# INSTRUCTION
Omit all images, then return the remaining material exactly as it stands.

# INFORMATION SUPPLIED
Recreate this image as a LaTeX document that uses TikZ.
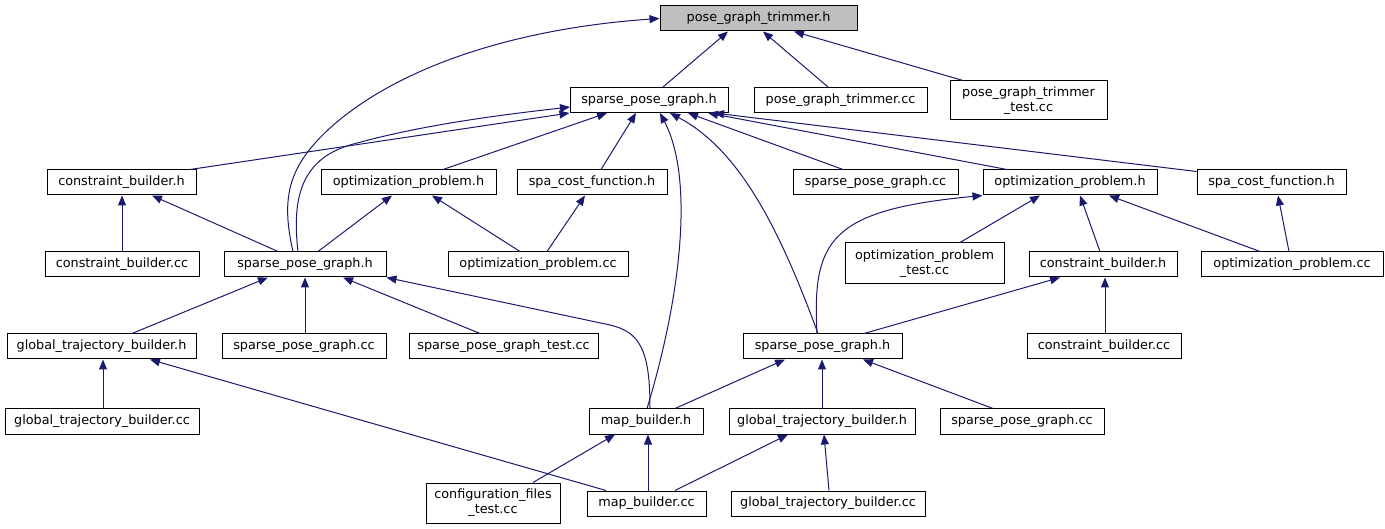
\documentclass[tikz,border=0pt]{standalone}
\usepackage{fontspec}
\setmainfont{DejaVu Sans}
\usetikzlibrary{arrows.meta}
\definecolor{edgec}{HTML}{191970}
\definecolor{hilite}{HTML}{BFBFBF}
\begin{document}
\begin{tikzpicture}[x=1pt,y=-1pt,
  box/.style={draw=black, line width=1pt, fill=white, inner sep=0pt, align=center,
    minimum height=25pt, font=\fontsize{12.8}{15}\selectfont},
  edge/.style={draw=edgec, line width=1pt, -{Triangle[length=10pt,width=8pt]}}]
\useasboundingbox (0,0) rectangle (1385,529);
% row 1
\node[box, fill=hilite, minimum width=197pt] (PGT) at (758.5,18.5) {pose\_graph\_trimmer.h};
% row 2
\node[box, minimum width=158pt] (A) at (649,100) {sparse\_pose\_graph.h};
\node[box, minimum width=173pt] (PGTcc) at (840.5,100) {pose\_graph\_trimmer.cc};
\node[box, minimum width=157pt, minimum height=39pt] (PGTtest) at (1028.5,100.5) {pose\_graph\_trimmer\\\_test.cc};
% row 3
\node[box, minimum width=149pt] (CBhL) at (121.5,182.5) {constraint\_builder.h};
\node[box, minimum width=175pt] (OPhL) at (408.5,182.5) {optimization\_problem.h};
\node[box, minimum width=150pt] (SCFhL) at (592,182.5) {spa\_cost\_function.h};
\node[box, minimum width=165pt] (SPGccT) at (875.5,182.5) {sparse\_pose\_graph.cc};
\node[box, minimum width=174pt] (OPhR) at (1070,182.5) {optimization\_problem.h};
\node[box, minimum width=149pt] (SCFhR) at (1271.5,182.5) {spa\_cost\_function.h};
% row 4
\node[box, minimum width=154pt] (CBccL) at (122,264.5) {constraint\_builder.cc};
\node[box, minimum width=162pt] (L2) at (305,264.5) {sparse\_pose\_graph.h};
\node[box, minimum width=180pt] (OPccL) at (538,264.5) {optimization\_problem.cc};
\node[box, minimum width=159pt, minimum height=41pt] (OPtest) at (924.5,263.5) {optimization\_problem\\\_test.cc};
\node[box, minimum width=148pt] (CBhR) at (1103,264.5) {constraint\_builder.h};
\node[box, minimum width=182pt] (OPccR) at (1292,264.5) {optimization\_problem.cc};
% row 5
\node[box, minimum width=189pt] (GTBhL) at (101.5,346.5) {global\_trajectory\_builder.h};
\node[box, minimum width=164pt] (SPGccL) at (304,346.5) {sparse\_pose\_graph.cc};
\node[box, minimum width=189pt] (SPGtest) at (503.5,346.5) {sparse\_pose\_graph\_test.cc};
\node[box, minimum width=159pt] (R2) at (822.5,346.5) {sparse\_pose\_graph.h};
\node[box, minimum width=154pt] (CBccR) at (1104,346.5) {constraint\_builder.cc};
% row 6
\node[box, minimum width=194pt] (GTBccL) at (102,421.5) {global\_trajectory\_builder.cc};
\node[box, minimum width=114pt] (MBh) at (646,421.5) {map\_builder.h};
\node[box, minimum width=186pt] (GTBhR) at (822,421.5) {global\_trajectory\_builder.h};
\node[box, minimum width=164pt] (SPGccR) at (1022,421.5) {sparse\_pose\_graph.cc};
% row 7
\node[box, minimum width=134pt, minimum height=40pt] (CFtest) at (493,503) {configuration\_files\\\_test.cc};
\node[box, minimum width=119pt] (MBcc) at (646.5,503.5) {map\_builder.cc};
\node[box, minimum width=194pt] (GTBccR) at (828,503.5) {global\_trajectory\_builder.cc};
% edges
\draw[edge] (663,0 |- A.north) -- (728,0 |- PGT.south);
\draw[edge] (828,0 |- PGTcc.north) -- (763,0 |- PGT.south);
\draw[edge] (963,0 |- PGTtest.north) -- (794,0 |- PGT.south);
\draw[edge] (293,0 |- L2.north) .. controls (280,195) and (290,165) .. (330,128) .. controls (400,65) and (520,28) .. (PGT.west);
\draw[edge] (298,0 |- L2.north) .. controls (292,200) and (300,160) .. (350,145) .. controls (420,125) and (500,115) .. (570,0 |- 0,107);
\draw[edge] (190,0 |- CBhL.north) -- (A.south west);
\draw[edge] (443,0 |- OPhL.north) -- (607,0 |- A.south);
\draw[edge] (601,0 |- SCFhL.north) -- (636,0 |- A.south);
\draw[edge] (647,0 |- MBh.north) .. controls (680,300) and (695,180) .. (660,0 |- A.south);
\draw[edge] (818,0 |- R2.north) .. controls (780,230) and (740,150) .. (670,0 |- A.south);
\draw[edge] (843,0 |- SPGccT.north) -- (688,0 |- A.south);
\draw[edge] (1007,0 |- OPhR.north) -- (708,0 |- A.south);
\draw[edge] ([yshift=-2pt]SCFhR.north west) -- (714,0 |- A.south);
\draw[edge] (122,0 |- CBccL.north) -- (122,0 |- CBhL.south);
\draw[edge] (278,0 |- L2.north) -- (152,0 |- CBhL.south);
\draw[edge] (318,0 |- L2.north) -- (392,0 |- OPhL.south);
\draw[edge] (520,0 |- OPccL.north) -- (432,0 |- OPhL.south);
\draw[edge] (547,0 |- OPccL.north) -- (585,0 |- SCFhL.south);
\draw[edge] (817,0 |- R2.north) .. controls (812,240) and (830,210) .. (OPhR.south west);
\draw[edge] (960,0 |- OPtest.north) -- (1040,0 |- OPhR.south);
\draw[edge] (1100,0 |- CBhR.north) -- (1080,0 |- OPhR.south);
\draw[edge] (1260,0 |- OPccR.north) -- (1109,0 |- OPhR.south);
\draw[edge] (1289,0 |- OPccR.north) -- (1278,0 |- SCFhR.south);
\draw[edge] (864,0 |- R2.north) -- (1060,0 |- CBhR.south);
\draw[edge] (1105,0 |- CBccR.north) -- (1105,0 |- CBhR.south);
\draw[edge] (132,0 |- GTBhL.north) -- (268,0 |- L2.south);
\draw[edge] (305,0 |- SPGccL.north) -- (305,0 |- L2.south);
\draw[edge] (480,0 |- SPGtest.north) -- (343,0 |- L2.south);
\draw[edge] (650,0 |- MBh.north) .. controls (650,350) and (640,332) .. (610,325) -- (L2.south east);
\draw[edge] (103,0 |- GTBccL.north) -- (103,0 |- GTBhL.south);
\draw[edge] (606,0 |- MBcc.north) -- (150,0 |- GTBhL.south);
\draw[edge] (675,0 |- MBh.north) -- (785,0 |- R2.south);
\draw[edge] (822,0 |- GTBhR.north) -- (822,0 |- R2.south);
\draw[edge] (993,0 |- SPGccR.north) -- (863,0 |- R2.south);
\draw[edge] (533,0 |- CFtest.north) -- (615,0 |- MBh.south);
\draw[edge] (648,0 |- MBcc.north) -- (648,0 |- MBh.south);
\draw[edge] (675,0 |- MBcc.north) -- (788,0 |- GTBhR.south);
\draw[edge] (829,0 |- GTBccR.north) -- (824,0 |- GTBhR.south);
\end{tikzpicture}
\end{document}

# FULL OUTPUT
Recreate this image as a LaTeX document that uses TikZ.
\documentclass[tikz,border=0pt]{standalone}
\usepackage{fontspec}
\setmainfont{DejaVu Sans}
\usetikzlibrary{arrows.meta}
\definecolor{edgec}{HTML}{191970}
\definecolor{hilite}{HTML}{BFBFBF}
\begin{document}
\begin{tikzpicture}[x=1pt,y=-1pt,
  box/.style={draw=black, line width=1pt, fill=white, inner sep=0pt, align=center,
    minimum height=25pt, font=\fontsize{12.8}{15}\selectfont},
  edge/.style={draw=edgec, line width=1pt, -{Triangle[length=10pt,width=8pt]}}]
\useasboundingbox (0,0) rectangle (1385,529);
% row 1
\node[box, fill=hilite, minimum width=197pt] (PGT) at (758.5,18.5) {pose\_graph\_trimmer.h};
% row 2
\node[box, minimum width=158pt] (A) at (649,100) {sparse\_pose\_graph.h};
\node[box, minimum width=173pt] (PGTcc) at (840.5,100) {pose\_graph\_trimmer.cc};
\node[box, minimum width=157pt, minimum height=39pt] (PGTtest) at (1028.5,100.5) {pose\_graph\_trimmer\\\_test.cc};
% row 3
\node[box, minimum width=149pt] (CBhL) at (121.5,182.5) {constraint\_builder.h};
\node[box, minimum width=175pt] (OPhL) at (408.5,182.5) {optimization\_problem.h};
\node[box, minimum width=150pt] (SCFhL) at (592,182.5) {spa\_cost\_function.h};
\node[box, minimum width=165pt] (SPGccT) at (875.5,182.5) {sparse\_pose\_graph.cc};
\node[box, minimum width=174pt] (OPhR) at (1070,182.5) {optimization\_problem.h};
\node[box, minimum width=149pt] (SCFhR) at (1271.5,182.5) {spa\_cost\_function.h};
% row 4
\node[box, minimum width=154pt] (CBccL) at (122,264.5) {constraint\_builder.cc};
\node[box, minimum width=162pt] (L2) at (305,264.5) {sparse\_pose\_graph.h};
\node[box, minimum width=180pt] (OPccL) at (538,264.5) {optimization\_problem.cc};
\node[box, minimum width=159pt, minimum height=41pt] (OPtest) at (924.5,263.5) {optimization\_problem\\\_test.cc};
\node[box, minimum width=148pt] (CBhR) at (1103,264.5) {constraint\_builder.h};
\node[box, minimum width=182pt] (OPccR) at (1292,264.5) {optimization\_problem.cc};
% row 5
\node[box, minimum width=189pt] (GTBhL) at (101.5,346.5) {global\_trajectory\_builder.h};
\node[box, minimum width=164pt] (SPGccL) at (304,346.5) {sparse\_pose\_graph.cc};
\node[box, minimum width=189pt] (SPGtest) at (503.5,346.5) {sparse\_pose\_graph\_test.cc};
\node[box, minimum width=159pt] (R2) at (822.5,346.5) {sparse\_pose\_graph.h};
\node[box, minimum width=154pt] (CBccR) at (1104,346.5) {constraint\_builder.cc};
% row 6
\node[box, minimum width=194pt] (GTBccL) at (102,421.5) {global\_trajectory\_builder.cc};
\node[box, minimum width=114pt] (MBh) at (646,421.5) {map\_builder.h};
\node[box, minimum width=186pt] (GTBhR) at (822,421.5) {global\_trajectory\_builder.h};
\node[box, minimum width=164pt] (SPGccR) at (1022,421.5) {sparse\_pose\_graph.cc};
% row 7
\node[box, minimum width=134pt, minimum height=40pt] (CFtest) at (493,503) {configuration\_files\\\_test.cc};
\node[box, minimum width=119pt] (MBcc) at (646.5,503.5) {map\_builder.cc};
\node[box, minimum width=194pt] (GTBccR) at (828,503.5) {global\_trajectory\_builder.cc};
% edges
\draw[edge] (663,0 |- A.north) -- (728,0 |- PGT.south);
\draw[edge] (828,0 |- PGTcc.north) -- (763,0 |- PGT.south);
\draw[edge] (963,0 |- PGTtest.north) -- (794,0 |- PGT.south);
\draw[edge] (293,0 |- L2.north) .. controls (280,195) and (290,165) .. (330,128) .. controls (400,65) and (520,28) .. (PGT.west);
\draw[edge] (298,0 |- L2.north) .. controls (292,200) and (300,160) .. (350,145) .. controls (420,125) and (500,115) .. (570,0 |- 0,107);
\draw[edge] (190,0 |- CBhL.north) -- (A.south west);
\draw[edge] (443,0 |- OPhL.north) -- (607,0 |- A.south);
\draw[edge] (601,0 |- SCFhL.north) -- (636,0 |- A.south);
\draw[edge] (647,0 |- MBh.north) .. controls (680,300) and (695,180) .. (660,0 |- A.south);
\draw[edge] (818,0 |- R2.north) .. controls (780,230) and (740,150) .. (670,0 |- A.south);
\draw[edge] (843,0 |- SPGccT.north) -- (688,0 |- A.south);
\draw[edge] (1007,0 |- OPhR.north) -- (708,0 |- A.south);
\draw[edge] ([yshift=-2pt]SCFhR.north west) -- (714,0 |- A.south);
\draw[edge] (122,0 |- CBccL.north) -- (122,0 |- CBhL.south);
\draw[edge] (278,0 |- L2.north) -- (152,0 |- CBhL.south);
\draw[edge] (318,0 |- L2.north) -- (392,0 |- OPhL.south);
\draw[edge] (520,0 |- OPccL.north) -- (432,0 |- OPhL.south);
\draw[edge] (547,0 |- OPccL.north) -- (585,0 |- SCFhL.south);
\draw[edge] (817,0 |- R2.north) .. controls (812,240) and (830,210) .. (OPhR.south west);
\draw[edge] (960,0 |- OPtest.north) -- (1040,0 |- OPhR.south);
\draw[edge] (1100,0 |- CBhR.north) -- (1080,0 |- OPhR.south);
\draw[edge] (1260,0 |- OPccR.north) -- (1109,0 |- OPhR.south);
\draw[edge] (1289,0 |- OPccR.north) -- (1278,0 |- SCFhR.south);
\draw[edge] (864,0 |- R2.north) -- (1060,0 |- CBhR.south);
\draw[edge] (1105,0 |- CBccR.north) -- (1105,0 |- CBhR.south);
\draw[edge] (132,0 |- GTBhL.north) -- (268,0 |- L2.south);
\draw[edge] (305,0 |- SPGccL.north) -- (305,0 |- L2.south);
\draw[edge] (480,0 |- SPGtest.north) -- (343,0 |- L2.south);
\draw[edge] (650,0 |- MBh.north) .. controls (650,350) and (640,332) .. (610,325) -- (L2.south east);
\draw[edge] (103,0 |- GTBccL.north) -- (103,0 |- GTBhL.south);
\draw[edge] (606,0 |- MBcc.north) -- (150,0 |- GTBhL.south);
\draw[edge] (675,0 |- MBh.north) -- (785,0 |- R2.south);
\draw[edge] (822,0 |- GTBhR.north) -- (822,0 |- R2.south);
\draw[edge] (993,0 |- SPGccR.north) -- (863,0 |- R2.south);
\draw[edge] (533,0 |- CFtest.north) -- (615,0 |- MBh.south);
\draw[edge] (648,0 |- MBcc.north) -- (648,0 |- MBh.south);
\draw[edge] (675,0 |- MBcc.north) -- (788,0 |- GTBhR.south);
\draw[edge] (829,0 |- GTBccR.north) -- (824,0 |- GTBhR.south);
\end{tikzpicture}
\end{document}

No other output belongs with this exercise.